### [Set problem]
Images should be left out, and everything else in the listing reproduced exactly.

### [Collected material]
-- START --

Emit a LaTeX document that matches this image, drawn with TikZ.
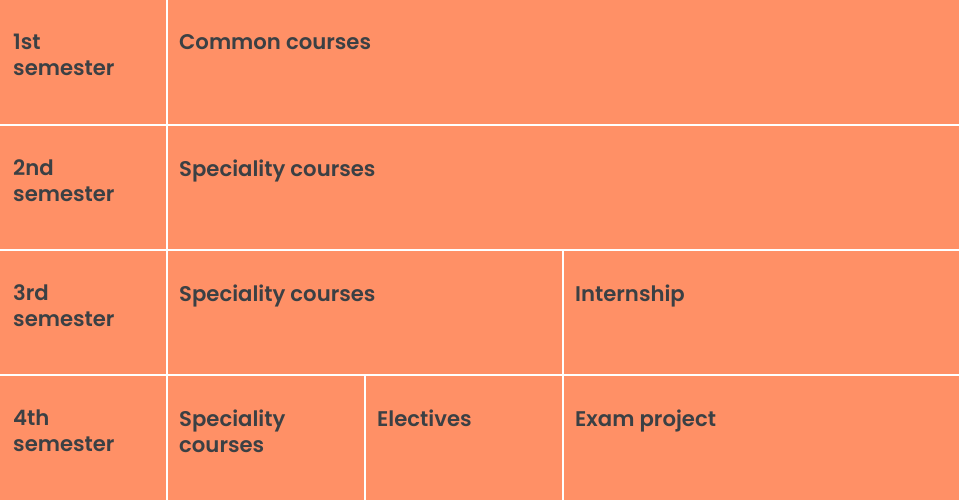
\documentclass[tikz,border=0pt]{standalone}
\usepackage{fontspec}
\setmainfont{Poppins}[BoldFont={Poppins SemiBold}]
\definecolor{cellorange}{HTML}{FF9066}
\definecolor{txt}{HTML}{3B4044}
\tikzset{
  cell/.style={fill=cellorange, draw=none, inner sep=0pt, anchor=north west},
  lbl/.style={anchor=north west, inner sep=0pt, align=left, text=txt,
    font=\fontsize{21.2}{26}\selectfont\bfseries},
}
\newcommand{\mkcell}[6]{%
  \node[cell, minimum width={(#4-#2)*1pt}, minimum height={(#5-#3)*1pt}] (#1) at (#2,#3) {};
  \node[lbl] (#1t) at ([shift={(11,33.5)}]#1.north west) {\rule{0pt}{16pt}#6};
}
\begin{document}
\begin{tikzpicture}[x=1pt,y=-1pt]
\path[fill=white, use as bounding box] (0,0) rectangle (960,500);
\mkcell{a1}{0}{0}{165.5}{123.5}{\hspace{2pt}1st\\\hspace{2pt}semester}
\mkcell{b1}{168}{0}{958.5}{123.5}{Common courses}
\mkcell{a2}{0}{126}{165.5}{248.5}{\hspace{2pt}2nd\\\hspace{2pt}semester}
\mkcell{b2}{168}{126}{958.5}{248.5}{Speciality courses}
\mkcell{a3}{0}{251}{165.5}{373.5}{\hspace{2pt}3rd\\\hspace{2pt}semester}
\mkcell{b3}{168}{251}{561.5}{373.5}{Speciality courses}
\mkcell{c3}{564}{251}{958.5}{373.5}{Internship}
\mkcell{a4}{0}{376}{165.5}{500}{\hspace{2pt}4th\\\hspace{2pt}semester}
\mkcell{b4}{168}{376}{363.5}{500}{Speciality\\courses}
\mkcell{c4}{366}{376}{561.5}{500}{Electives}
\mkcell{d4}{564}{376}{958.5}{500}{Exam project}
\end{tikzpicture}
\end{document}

-- END --

### [Full answer]
Emit a LaTeX document that matches this image, drawn with TikZ.
\documentclass[tikz,border=0pt]{standalone}
\usepackage{fontspec}
\setmainfont{Poppins}[BoldFont={Poppins SemiBold}]
\definecolor{cellorange}{HTML}{FF9066}
\definecolor{txt}{HTML}{3B4044}
\tikzset{
  cell/.style={fill=cellorange, draw=none, inner sep=0pt, anchor=north west},
  lbl/.style={anchor=north west, inner sep=0pt, align=left, text=txt,
    font=\fontsize{21.2}{26}\selectfont\bfseries},
}
\newcommand{\mkcell}[6]{%
  \node[cell, minimum width={(#4-#2)*1pt}, minimum height={(#5-#3)*1pt}] (#1) at (#2,#3) {};
  \node[lbl] (#1t) at ([shift={(11,33.5)}]#1.north west) {\rule{0pt}{16pt}#6};
}
\begin{document}
\begin{tikzpicture}[x=1pt,y=-1pt]
\path[fill=white, use as bounding box] (0,0) rectangle (960,500);
\mkcell{a1}{0}{0}{165.5}{123.5}{\hspace{2pt}1st\\\hspace{2pt}semester}
\mkcell{b1}{168}{0}{958.5}{123.5}{Common courses}
\mkcell{a2}{0}{126}{165.5}{248.5}{\hspace{2pt}2nd\\\hspace{2pt}semester}
\mkcell{b2}{168}{126}{958.5}{248.5}{Speciality courses}
\mkcell{a3}{0}{251}{165.5}{373.5}{\hspace{2pt}3rd\\\hspace{2pt}semester}
\mkcell{b3}{168}{251}{561.5}{373.5}{Speciality courses}
\mkcell{c3}{564}{251}{958.5}{373.5}{Internship}
\mkcell{a4}{0}{376}{165.5}{500}{\hspace{2pt}4th\\\hspace{2pt}semester}
\mkcell{b4}{168}{376}{363.5}{500}{Speciality\\courses}
\mkcell{c4}{366}{376}{561.5}{500}{Electives}
\mkcell{d4}{564}{376}{958.5}{500}{Exam project}
\end{tikzpicture}
\end{document}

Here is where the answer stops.